### Exercise goal
Quote the data exactly, first line to the line containing "b_loa_lower = -11.2", with no pictures.

-- begin Dataset excerpt --

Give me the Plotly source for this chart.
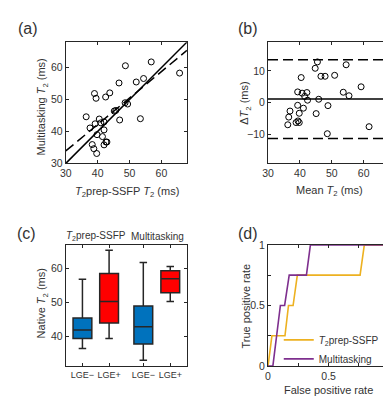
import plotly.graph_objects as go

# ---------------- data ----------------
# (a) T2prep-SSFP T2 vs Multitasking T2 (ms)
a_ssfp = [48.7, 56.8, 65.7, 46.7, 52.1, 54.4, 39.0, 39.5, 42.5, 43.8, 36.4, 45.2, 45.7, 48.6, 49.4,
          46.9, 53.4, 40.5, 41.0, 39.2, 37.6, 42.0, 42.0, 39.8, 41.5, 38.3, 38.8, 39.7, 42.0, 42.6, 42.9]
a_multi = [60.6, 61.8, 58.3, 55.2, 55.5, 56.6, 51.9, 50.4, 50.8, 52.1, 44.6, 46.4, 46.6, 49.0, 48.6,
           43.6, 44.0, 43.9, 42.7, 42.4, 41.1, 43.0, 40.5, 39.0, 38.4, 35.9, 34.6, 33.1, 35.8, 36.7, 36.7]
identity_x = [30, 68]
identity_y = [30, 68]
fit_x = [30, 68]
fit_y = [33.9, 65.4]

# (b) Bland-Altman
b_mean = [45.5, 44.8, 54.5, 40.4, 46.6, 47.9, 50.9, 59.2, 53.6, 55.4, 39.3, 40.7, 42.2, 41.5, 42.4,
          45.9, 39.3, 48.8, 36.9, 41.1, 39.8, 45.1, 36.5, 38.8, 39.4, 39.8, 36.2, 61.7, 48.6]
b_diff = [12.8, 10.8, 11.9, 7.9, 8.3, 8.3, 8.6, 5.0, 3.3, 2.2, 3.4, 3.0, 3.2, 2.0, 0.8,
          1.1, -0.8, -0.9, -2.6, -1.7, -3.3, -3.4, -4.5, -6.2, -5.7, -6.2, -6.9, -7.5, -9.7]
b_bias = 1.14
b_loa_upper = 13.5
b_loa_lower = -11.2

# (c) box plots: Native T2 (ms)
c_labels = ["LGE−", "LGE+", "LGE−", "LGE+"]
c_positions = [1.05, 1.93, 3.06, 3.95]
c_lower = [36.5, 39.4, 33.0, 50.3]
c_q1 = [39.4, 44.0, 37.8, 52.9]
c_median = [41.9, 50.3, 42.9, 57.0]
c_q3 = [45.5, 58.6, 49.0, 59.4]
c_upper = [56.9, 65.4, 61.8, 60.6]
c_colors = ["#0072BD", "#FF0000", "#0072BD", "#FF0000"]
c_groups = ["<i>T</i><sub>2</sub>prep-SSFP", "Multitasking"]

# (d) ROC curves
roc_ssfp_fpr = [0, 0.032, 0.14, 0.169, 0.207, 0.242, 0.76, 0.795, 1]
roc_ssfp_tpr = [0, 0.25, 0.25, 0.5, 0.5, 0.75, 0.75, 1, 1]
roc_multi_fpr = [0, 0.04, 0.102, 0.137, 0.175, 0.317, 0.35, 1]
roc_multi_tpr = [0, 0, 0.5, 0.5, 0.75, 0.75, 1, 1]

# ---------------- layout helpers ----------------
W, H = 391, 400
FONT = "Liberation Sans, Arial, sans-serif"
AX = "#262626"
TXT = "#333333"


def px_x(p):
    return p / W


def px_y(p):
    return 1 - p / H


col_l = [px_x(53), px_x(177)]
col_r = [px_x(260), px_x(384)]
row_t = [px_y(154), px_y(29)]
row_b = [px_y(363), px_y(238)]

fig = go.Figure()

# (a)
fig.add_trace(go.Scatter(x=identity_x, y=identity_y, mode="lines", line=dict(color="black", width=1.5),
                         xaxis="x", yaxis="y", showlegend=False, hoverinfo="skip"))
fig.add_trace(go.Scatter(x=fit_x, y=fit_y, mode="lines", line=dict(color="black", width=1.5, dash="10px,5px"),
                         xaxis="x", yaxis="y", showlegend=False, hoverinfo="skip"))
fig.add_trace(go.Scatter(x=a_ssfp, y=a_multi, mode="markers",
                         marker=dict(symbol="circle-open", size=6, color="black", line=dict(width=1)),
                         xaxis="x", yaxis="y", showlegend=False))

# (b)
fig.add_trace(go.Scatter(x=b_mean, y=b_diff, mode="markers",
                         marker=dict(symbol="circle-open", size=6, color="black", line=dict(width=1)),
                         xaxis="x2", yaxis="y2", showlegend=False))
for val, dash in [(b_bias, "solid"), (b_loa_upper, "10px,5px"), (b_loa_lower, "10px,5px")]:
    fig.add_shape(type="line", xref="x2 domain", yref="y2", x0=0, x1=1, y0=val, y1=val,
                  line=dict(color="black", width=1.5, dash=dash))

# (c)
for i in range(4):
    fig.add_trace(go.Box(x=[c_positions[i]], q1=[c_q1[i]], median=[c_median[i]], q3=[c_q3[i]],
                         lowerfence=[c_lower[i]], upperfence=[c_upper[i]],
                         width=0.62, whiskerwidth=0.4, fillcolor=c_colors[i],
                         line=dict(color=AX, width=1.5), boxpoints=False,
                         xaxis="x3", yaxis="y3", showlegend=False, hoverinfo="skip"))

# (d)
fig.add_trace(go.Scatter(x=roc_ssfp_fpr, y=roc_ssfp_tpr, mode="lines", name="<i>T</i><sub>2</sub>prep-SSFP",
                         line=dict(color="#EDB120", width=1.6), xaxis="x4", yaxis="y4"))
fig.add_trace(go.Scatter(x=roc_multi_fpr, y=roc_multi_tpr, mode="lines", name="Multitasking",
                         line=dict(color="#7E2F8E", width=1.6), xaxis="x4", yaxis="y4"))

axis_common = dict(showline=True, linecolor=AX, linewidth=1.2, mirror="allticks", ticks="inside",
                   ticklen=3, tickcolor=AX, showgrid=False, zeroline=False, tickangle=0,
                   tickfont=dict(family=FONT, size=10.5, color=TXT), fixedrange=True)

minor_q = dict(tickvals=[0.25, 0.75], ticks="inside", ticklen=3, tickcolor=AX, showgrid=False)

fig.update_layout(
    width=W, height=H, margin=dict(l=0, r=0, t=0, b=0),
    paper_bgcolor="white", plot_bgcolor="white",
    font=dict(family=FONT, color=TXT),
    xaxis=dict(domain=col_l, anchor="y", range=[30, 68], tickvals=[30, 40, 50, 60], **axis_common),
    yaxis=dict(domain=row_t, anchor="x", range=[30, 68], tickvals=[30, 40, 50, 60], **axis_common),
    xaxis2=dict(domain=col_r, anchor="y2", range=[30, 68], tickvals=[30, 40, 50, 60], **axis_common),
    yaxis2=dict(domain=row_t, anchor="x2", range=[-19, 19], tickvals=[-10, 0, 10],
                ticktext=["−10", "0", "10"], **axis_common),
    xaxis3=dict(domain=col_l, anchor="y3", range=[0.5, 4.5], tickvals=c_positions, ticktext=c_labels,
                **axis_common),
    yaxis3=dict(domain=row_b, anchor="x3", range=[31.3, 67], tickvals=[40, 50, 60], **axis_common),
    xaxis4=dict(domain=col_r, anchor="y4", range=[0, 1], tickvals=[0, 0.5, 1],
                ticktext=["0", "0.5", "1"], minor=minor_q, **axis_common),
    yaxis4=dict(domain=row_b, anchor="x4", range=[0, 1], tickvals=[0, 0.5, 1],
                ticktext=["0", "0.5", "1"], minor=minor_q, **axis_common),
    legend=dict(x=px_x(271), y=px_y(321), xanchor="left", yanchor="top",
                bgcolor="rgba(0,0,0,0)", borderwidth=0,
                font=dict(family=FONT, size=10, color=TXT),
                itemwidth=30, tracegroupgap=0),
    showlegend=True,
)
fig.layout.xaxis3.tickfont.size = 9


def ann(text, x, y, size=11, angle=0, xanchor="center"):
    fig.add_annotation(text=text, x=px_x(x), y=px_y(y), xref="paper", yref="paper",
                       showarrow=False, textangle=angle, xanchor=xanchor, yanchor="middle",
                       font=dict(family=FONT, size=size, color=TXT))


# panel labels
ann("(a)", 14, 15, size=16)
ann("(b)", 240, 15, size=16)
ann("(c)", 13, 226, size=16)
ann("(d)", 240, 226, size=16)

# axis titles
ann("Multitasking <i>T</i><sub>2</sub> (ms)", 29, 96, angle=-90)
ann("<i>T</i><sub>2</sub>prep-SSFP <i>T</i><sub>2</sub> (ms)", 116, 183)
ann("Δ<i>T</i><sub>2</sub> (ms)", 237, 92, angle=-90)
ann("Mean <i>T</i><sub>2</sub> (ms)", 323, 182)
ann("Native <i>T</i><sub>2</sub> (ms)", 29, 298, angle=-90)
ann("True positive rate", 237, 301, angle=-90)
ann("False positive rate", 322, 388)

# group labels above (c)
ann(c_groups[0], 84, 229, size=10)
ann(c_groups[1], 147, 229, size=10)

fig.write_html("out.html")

-- end Dataset excerpt --

### Task response
Give me the Plotly source for this chart.
import plotly.graph_objects as go

# ---------------- data ----------------
# (a) T2prep-SSFP T2 vs Multitasking T2 (ms)
a_ssfp = [48.7, 56.8, 65.7, 46.7, 52.1, 54.4, 39.0, 39.5, 42.5, 43.8, 36.4, 45.2, 45.7, 48.6, 49.4,
          46.9, 53.4, 40.5, 41.0, 39.2, 37.6, 42.0, 42.0, 39.8, 41.5, 38.3, 38.8, 39.7, 42.0, 42.6, 42.9]
a_multi = [60.6, 61.8, 58.3, 55.2, 55.5, 56.6, 51.9, 50.4, 50.8, 52.1, 44.6, 46.4, 46.6, 49.0, 48.6,
           43.6, 44.0, 43.9, 42.7, 42.4, 41.1, 43.0, 40.5, 39.0, 38.4, 35.9, 34.6, 33.1, 35.8, 36.7, 36.7]
identity_x = [30, 68]
identity_y = [30, 68]
fit_x = [30, 68]
fit_y = [33.9, 65.4]

# (b) Bland-Altman
b_mean = [45.5, 44.8, 54.5, 40.4, 46.6, 47.9, 50.9, 59.2, 53.6, 55.4, 39.3, 40.7, 42.2, 41.5, 42.4,
          45.9, 39.3, 48.8, 36.9, 41.1, 39.8, 45.1, 36.5, 38.8, 39.4, 39.8, 36.2, 61.7, 48.6]
b_diff = [12.8, 10.8, 11.9, 7.9, 8.3, 8.3, 8.6, 5.0, 3.3, 2.2, 3.4, 3.0, 3.2, 2.0, 0.8,
          1.1, -0.8, -0.9, -2.6, -1.7, -3.3, -3.4, -4.5, -6.2, -5.7, -6.2, -6.9, -7.5, -9.7]
b_bias = 1.14
b_loa_upper = 13.5
b_loa_lower = -11.2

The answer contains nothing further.